- Screenshot
- Directed by: Vernon Stallings
- Produced by: J.R. Bray
- Color process: Black and white
- Production company: Bray Productions
- Distributed by: Goldwyn Pictures
- Release date: February 26, 1921;
- Running time: Approx. 3 Minutes
- Country: USA
- Language: English

= The Wireless Wire-Walkers =

1921 film

The Wireless Wire-Walkers, also released as Wireless Wire Walker, is a 1921 silent animated film starring Krazy Kat. The film marks the final Krazy Kat film produced by Bray Studios before the filmmakers moved to Winkler Pictures.

==Plot==
Krazy Kat opens a pair of umbrellas for his upcoming wireless wire-walking show. Momentarily, his buddy, Ignatz Mouse, shows up holding some balloons. Krazy takes the balloons and places them under the umbrellas. Now they are ready for they're big show! A crowd of animals run into the show-ground as Krazy and Ignatz advertize the act.

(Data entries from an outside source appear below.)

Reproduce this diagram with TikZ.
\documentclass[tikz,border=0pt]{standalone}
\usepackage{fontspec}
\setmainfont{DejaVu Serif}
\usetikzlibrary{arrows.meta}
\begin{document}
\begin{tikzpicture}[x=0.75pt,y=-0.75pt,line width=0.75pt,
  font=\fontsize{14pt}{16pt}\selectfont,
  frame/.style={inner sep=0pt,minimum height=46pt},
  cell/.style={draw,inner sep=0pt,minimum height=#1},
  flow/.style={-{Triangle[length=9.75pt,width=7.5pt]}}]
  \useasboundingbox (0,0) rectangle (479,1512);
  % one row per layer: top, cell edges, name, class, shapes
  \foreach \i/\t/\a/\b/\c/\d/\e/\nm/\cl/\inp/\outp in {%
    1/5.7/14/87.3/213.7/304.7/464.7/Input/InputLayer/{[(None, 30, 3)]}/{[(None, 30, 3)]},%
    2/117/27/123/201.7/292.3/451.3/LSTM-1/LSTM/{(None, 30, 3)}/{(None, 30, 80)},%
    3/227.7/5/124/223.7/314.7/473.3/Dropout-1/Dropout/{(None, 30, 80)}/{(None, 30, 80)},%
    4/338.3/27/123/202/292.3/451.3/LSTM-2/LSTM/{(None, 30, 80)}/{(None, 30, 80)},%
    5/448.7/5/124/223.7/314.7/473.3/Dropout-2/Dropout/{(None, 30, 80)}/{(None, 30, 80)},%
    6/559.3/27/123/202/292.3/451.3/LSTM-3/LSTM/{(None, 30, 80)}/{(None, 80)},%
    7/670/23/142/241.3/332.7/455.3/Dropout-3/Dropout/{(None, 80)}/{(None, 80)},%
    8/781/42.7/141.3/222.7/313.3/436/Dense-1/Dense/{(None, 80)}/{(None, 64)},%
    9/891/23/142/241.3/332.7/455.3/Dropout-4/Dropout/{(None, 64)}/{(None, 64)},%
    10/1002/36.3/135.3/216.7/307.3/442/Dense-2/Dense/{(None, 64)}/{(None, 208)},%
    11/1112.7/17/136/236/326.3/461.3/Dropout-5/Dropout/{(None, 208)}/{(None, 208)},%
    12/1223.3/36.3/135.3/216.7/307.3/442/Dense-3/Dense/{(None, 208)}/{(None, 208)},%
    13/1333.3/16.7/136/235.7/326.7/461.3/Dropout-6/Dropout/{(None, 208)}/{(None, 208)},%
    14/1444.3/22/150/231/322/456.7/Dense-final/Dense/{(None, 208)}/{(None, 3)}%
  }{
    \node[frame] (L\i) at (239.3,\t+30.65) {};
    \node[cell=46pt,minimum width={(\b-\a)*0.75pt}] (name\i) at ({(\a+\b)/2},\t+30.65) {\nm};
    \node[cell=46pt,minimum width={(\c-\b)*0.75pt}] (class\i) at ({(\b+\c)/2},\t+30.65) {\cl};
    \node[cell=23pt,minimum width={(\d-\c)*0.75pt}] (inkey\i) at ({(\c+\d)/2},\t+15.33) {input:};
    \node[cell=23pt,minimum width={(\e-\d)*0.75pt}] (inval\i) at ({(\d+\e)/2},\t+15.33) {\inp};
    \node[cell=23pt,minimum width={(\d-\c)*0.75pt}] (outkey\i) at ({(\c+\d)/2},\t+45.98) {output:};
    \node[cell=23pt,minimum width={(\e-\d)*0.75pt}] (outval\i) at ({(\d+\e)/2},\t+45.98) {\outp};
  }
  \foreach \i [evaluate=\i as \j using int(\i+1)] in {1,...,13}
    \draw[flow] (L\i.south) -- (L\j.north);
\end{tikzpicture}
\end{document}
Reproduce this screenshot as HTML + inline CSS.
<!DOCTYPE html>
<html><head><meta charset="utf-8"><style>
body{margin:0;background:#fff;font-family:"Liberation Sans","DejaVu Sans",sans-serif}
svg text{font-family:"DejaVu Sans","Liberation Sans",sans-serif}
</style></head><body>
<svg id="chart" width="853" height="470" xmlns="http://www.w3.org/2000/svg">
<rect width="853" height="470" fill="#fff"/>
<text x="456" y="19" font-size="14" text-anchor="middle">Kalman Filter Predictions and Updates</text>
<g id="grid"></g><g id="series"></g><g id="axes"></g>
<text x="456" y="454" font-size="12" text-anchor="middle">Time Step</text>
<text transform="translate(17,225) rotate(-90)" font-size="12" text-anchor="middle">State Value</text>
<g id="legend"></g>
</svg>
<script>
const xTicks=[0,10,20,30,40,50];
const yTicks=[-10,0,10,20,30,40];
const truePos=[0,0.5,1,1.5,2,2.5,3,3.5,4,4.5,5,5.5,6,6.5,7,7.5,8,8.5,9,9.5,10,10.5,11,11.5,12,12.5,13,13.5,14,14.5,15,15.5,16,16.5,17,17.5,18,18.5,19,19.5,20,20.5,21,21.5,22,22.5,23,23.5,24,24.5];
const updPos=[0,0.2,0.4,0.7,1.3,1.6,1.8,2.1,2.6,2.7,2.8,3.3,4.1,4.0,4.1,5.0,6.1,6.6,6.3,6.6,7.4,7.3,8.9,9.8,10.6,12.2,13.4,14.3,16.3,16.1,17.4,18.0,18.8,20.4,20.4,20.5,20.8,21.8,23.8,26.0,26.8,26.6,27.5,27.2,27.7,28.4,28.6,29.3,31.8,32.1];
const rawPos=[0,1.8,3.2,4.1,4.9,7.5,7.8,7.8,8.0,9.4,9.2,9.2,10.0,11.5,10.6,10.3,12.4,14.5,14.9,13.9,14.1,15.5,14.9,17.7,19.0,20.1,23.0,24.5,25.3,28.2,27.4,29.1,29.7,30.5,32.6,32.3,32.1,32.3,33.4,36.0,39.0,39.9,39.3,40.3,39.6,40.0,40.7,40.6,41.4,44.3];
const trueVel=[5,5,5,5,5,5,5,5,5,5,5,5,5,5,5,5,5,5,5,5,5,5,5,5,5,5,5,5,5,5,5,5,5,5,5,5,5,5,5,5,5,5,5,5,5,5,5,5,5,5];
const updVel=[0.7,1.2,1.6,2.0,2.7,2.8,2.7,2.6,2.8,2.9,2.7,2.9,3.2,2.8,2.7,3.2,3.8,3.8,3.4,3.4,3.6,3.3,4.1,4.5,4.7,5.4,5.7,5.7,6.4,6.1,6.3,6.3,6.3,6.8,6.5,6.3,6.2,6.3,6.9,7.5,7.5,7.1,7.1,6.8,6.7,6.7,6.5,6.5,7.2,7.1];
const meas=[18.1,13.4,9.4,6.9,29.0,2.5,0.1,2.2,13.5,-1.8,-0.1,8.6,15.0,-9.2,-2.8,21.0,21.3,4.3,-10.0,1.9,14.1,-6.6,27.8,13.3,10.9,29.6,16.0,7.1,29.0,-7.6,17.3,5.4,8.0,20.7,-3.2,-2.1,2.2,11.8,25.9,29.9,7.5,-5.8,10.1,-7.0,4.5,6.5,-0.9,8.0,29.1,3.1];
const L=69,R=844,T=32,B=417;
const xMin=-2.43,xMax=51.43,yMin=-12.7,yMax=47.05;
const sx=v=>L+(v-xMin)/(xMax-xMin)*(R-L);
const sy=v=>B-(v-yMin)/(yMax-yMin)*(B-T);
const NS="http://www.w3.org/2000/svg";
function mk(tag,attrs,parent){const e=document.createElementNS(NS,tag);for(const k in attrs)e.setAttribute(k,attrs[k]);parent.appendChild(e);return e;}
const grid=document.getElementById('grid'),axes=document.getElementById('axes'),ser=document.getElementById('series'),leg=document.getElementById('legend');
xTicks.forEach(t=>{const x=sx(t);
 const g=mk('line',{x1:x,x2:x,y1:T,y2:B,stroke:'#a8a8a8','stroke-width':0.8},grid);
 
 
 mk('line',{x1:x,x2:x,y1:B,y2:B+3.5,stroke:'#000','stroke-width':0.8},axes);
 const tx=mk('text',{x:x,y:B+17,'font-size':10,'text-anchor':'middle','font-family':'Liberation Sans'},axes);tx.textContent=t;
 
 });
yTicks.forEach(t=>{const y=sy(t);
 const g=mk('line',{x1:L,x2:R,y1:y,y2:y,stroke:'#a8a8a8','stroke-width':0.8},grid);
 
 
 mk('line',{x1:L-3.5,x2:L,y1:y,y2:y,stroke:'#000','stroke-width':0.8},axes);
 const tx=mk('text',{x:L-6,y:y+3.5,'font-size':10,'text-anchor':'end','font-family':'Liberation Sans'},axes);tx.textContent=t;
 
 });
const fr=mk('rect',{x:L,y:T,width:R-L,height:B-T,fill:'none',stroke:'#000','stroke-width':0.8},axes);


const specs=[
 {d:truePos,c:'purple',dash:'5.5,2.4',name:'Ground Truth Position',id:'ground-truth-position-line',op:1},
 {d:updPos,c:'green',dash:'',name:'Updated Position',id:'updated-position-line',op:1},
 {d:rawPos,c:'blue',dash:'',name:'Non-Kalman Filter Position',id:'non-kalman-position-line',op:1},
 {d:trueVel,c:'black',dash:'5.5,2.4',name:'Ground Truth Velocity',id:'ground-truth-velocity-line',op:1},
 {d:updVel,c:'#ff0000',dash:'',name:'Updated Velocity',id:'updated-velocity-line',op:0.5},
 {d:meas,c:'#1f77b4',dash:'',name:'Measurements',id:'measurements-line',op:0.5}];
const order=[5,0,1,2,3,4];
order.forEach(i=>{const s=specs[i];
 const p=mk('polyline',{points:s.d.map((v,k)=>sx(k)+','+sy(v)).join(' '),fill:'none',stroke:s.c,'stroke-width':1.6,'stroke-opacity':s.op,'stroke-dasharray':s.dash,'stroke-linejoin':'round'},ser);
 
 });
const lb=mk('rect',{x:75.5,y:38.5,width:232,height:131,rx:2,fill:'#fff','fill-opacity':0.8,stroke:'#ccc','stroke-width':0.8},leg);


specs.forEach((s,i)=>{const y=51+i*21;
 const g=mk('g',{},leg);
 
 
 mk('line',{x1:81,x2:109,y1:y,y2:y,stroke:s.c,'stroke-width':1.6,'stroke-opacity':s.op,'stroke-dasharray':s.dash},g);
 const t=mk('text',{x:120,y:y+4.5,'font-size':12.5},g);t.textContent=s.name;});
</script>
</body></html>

The crowd cheer as Krazy and Ignatz enter the scene. After Ignatz removes a pair of underwear they start their act. Their act involves a wire attached to two poles. Ignatz is first to go on the wire, and later invites Krazy on the wire. After their first act the crowd cheers once more.

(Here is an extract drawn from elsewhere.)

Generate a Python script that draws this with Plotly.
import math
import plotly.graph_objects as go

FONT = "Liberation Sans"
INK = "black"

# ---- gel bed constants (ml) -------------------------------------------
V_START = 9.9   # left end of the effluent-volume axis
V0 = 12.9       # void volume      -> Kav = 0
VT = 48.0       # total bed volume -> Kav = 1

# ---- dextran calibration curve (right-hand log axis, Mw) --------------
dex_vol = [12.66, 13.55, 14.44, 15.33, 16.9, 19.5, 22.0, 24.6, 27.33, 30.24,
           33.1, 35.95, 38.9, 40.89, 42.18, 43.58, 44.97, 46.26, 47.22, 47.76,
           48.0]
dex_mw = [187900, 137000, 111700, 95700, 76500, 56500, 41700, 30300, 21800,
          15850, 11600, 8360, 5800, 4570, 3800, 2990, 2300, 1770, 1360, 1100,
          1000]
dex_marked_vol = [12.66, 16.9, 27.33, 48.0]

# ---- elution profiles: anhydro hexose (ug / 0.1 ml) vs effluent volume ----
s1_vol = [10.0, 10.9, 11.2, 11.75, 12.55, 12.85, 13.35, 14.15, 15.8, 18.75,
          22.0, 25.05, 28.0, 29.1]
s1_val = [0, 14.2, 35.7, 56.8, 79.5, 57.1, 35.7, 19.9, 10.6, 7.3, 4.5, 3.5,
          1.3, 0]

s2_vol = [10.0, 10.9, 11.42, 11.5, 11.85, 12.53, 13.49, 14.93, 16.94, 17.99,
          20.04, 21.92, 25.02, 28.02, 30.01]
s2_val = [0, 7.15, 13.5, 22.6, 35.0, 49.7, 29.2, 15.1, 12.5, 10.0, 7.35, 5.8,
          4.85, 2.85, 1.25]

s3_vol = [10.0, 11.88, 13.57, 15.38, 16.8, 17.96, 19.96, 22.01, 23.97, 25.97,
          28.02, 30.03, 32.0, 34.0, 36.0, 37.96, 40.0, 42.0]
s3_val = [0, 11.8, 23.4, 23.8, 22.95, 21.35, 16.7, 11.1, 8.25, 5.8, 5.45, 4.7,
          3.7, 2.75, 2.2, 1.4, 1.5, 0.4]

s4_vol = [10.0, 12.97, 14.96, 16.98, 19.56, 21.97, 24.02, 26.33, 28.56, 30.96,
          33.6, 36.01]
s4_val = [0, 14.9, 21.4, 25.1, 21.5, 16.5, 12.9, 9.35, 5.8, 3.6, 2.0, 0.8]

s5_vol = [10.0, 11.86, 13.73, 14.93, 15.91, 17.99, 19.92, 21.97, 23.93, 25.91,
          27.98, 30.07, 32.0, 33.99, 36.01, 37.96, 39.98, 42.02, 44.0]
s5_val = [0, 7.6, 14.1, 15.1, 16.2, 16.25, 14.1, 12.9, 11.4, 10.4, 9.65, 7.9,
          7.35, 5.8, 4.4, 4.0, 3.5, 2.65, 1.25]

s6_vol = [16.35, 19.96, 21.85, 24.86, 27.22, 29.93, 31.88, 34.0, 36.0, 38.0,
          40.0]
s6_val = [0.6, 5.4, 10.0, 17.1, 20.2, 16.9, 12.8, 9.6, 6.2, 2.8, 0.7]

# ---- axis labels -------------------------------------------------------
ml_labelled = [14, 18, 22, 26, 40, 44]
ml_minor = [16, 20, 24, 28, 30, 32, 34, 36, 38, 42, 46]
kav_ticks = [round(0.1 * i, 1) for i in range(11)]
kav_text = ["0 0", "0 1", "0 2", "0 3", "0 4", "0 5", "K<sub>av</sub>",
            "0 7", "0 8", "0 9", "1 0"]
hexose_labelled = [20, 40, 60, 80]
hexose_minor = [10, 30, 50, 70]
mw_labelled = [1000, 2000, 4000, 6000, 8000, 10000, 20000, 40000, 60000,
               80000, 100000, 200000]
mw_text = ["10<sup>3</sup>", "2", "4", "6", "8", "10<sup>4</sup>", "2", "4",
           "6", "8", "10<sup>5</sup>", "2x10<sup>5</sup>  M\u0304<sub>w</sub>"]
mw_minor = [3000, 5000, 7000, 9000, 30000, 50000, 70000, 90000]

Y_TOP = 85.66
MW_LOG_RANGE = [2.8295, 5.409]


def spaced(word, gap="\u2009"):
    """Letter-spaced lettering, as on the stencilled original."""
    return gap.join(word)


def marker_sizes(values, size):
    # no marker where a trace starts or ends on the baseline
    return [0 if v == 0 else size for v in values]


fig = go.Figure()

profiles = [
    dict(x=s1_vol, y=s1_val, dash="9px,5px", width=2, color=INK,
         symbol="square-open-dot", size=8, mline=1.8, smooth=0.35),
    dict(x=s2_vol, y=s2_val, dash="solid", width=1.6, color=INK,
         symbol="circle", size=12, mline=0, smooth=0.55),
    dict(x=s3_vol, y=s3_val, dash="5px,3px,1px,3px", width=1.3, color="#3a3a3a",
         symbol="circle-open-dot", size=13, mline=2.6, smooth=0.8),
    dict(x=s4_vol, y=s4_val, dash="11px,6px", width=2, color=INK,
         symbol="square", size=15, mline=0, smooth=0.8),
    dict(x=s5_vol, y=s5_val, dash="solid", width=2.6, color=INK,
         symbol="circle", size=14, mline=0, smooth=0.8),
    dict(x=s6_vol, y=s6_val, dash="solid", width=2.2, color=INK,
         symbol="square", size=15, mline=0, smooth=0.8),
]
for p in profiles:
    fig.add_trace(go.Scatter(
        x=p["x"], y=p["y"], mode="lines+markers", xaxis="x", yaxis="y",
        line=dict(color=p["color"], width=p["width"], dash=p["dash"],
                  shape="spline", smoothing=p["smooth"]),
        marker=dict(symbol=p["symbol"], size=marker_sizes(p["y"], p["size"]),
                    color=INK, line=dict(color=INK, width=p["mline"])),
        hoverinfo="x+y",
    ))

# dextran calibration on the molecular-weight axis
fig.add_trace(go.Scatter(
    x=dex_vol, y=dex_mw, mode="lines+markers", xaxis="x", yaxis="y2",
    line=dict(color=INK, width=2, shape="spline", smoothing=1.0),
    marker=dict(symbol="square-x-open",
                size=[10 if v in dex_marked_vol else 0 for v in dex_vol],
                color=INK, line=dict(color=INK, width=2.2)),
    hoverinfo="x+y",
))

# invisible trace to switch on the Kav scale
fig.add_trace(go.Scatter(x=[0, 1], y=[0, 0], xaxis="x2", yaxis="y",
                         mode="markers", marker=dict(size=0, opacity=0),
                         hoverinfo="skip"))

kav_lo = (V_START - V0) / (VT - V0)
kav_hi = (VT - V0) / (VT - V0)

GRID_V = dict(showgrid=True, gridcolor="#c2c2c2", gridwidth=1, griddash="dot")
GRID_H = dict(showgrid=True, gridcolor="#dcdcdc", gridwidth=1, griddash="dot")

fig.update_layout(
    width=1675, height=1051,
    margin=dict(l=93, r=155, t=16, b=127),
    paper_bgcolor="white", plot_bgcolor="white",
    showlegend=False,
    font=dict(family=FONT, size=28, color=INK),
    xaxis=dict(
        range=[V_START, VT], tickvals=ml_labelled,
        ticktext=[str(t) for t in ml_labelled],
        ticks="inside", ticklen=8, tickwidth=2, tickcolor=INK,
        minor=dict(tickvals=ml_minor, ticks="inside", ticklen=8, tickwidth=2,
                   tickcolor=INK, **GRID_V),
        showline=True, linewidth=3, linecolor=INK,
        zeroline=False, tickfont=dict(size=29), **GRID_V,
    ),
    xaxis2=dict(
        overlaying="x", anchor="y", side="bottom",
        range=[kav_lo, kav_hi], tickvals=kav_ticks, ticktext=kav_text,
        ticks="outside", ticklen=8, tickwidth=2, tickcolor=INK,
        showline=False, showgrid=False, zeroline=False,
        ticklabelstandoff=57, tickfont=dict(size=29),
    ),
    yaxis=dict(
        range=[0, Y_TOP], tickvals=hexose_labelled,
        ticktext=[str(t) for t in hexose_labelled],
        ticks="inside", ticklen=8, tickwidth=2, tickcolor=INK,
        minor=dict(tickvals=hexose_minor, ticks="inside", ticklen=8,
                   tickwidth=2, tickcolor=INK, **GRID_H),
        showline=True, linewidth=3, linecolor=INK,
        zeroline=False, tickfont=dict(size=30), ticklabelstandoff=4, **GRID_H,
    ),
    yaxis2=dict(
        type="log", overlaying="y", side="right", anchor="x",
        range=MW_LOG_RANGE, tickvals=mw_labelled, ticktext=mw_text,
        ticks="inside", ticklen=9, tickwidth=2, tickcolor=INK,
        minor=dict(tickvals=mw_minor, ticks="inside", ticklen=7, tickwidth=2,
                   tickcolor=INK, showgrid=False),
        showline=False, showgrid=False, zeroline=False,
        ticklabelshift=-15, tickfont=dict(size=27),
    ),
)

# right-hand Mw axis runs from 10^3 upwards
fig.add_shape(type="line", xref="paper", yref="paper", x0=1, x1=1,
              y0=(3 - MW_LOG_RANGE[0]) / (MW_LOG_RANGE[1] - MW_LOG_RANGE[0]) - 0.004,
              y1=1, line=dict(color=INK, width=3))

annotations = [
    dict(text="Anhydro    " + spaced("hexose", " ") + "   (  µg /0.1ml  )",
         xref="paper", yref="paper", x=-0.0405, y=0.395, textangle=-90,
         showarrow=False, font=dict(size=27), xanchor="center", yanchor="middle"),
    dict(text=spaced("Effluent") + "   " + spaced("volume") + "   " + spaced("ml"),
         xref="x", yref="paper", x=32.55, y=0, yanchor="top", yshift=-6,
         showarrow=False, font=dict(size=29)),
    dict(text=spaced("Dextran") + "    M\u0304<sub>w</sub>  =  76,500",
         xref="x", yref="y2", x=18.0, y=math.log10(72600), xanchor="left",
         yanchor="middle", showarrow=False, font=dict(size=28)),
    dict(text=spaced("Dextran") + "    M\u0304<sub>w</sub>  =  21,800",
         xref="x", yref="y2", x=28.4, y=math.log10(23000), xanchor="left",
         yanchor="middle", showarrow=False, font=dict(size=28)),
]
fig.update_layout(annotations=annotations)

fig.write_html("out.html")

Before setting up the next act, Krazy says "Ladies and Gentlemen! We will now present our famous wireless wire-walking act." and removes the wire. The two performers then bring their umbrellas with balloons secretly hidden underneath. Ignatz is again first to perform and manages to walk around as if there's a wire on the poles, faithfully fooling the audience. Before Krazy could perform, the balloons under both umbrellas burst. This infuriates the audience as they have realized they have been tricked, and they start chasing them. The chase continues until everyone runs off an edge and falls into a canyon.